Again, if you own a number of DCC locos, seemingly because one is still an analog loco, is it that you want to run them all analog ? Or, is it you intend to connect both analog and digital throttles to the track and volley between the two ?
if, IF that is so, you're looking for trouble..The 2 throttles must first be segregated with a toggle so that only 1 can be on at any given time...
But still, if you have DCC locos on the track in DCC mode and you turn the analog controller on you'll fry them if they aren't IN DC mode first...
So, again, why not just leave the 1 analog engine out of the picture, lay and energize the track using the DCC controller, run the DCCers only, and convert the 1 analog engine to digital later when you have time since your final system will be DCC anyway ? Or am I misunderstanding ? :eek:....
 
I believe the take away from all this is if we run dc on dc and dcc on dcc, can’t go wrong. And then there’s railpro… 😆 whole nuther topic!
 
I believe the take away from all this is if we run dc on dc and dcc on dcc, can’t go wrong. And then there’s railpro… 😆 whole nuther topic!
Yes. you have it correct! DC loco on DC setup only and no DCC in the picture at all! After things are working good then DCC loco's on DCC (with DC loco converted to DCC). No mix and match in either case. Not sure how this got so convoluted:oops:
 
Yes. you have it correct! DC loco on DC setup only and no DCC in the picture at all! After things are working good then DCC loco's on DCC (with DC loco converted to DCC). No mix and match in either case.
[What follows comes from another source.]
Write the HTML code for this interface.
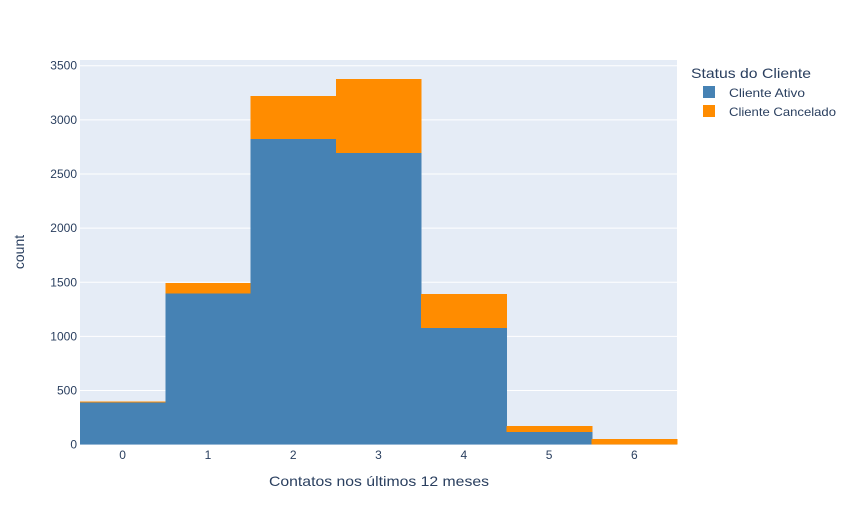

Not sure how this got so convoluted:oops:
If you have a lot of older DC loco's as you say, then at some point you may want to convert them to DCC as you have far more control of them especially at slower speeds (for shunting/switching etc.) And your unlikely to find all the bugs on the track, except maybe where you have track joins and possible derailment spots as DCC runs on different electrical impulses so it's far more sensitive to any track imperfections than DC.
 
Here is my power supply: C0FC6D6D-3EE8-467F-B3C9-01A2A6AF82CE.jpeg
Here is my double pole double throw center off
012E0E00-798A-446B-8380-31B4EAE75142.jpeg
these are some of my locos some are dc and some are dcc
10FE0789-80BE-4562-9B71-DFFCD2BD0290.jpeg
when I run a dc loco, I flip the 2 pole switch to BR. BR means BlueRail which is a small circuit board which connects to a Tsunami 2 steam with speakers and on to the track. The speakers are sitting next to my Digitrax . I can run 1 dc loco at a time on the layout with sound…. With no whining or fear of motor damage controlling with my IPhone. When I run dcc locos, I flip the 2 pole switch to the dcc side and run dcc locos as normal… I have run as many as five but I usually only run 1 or 2 at a time. I am gradually installing decoders in my older locos and will eventually phase out the BR board, but for now this works well.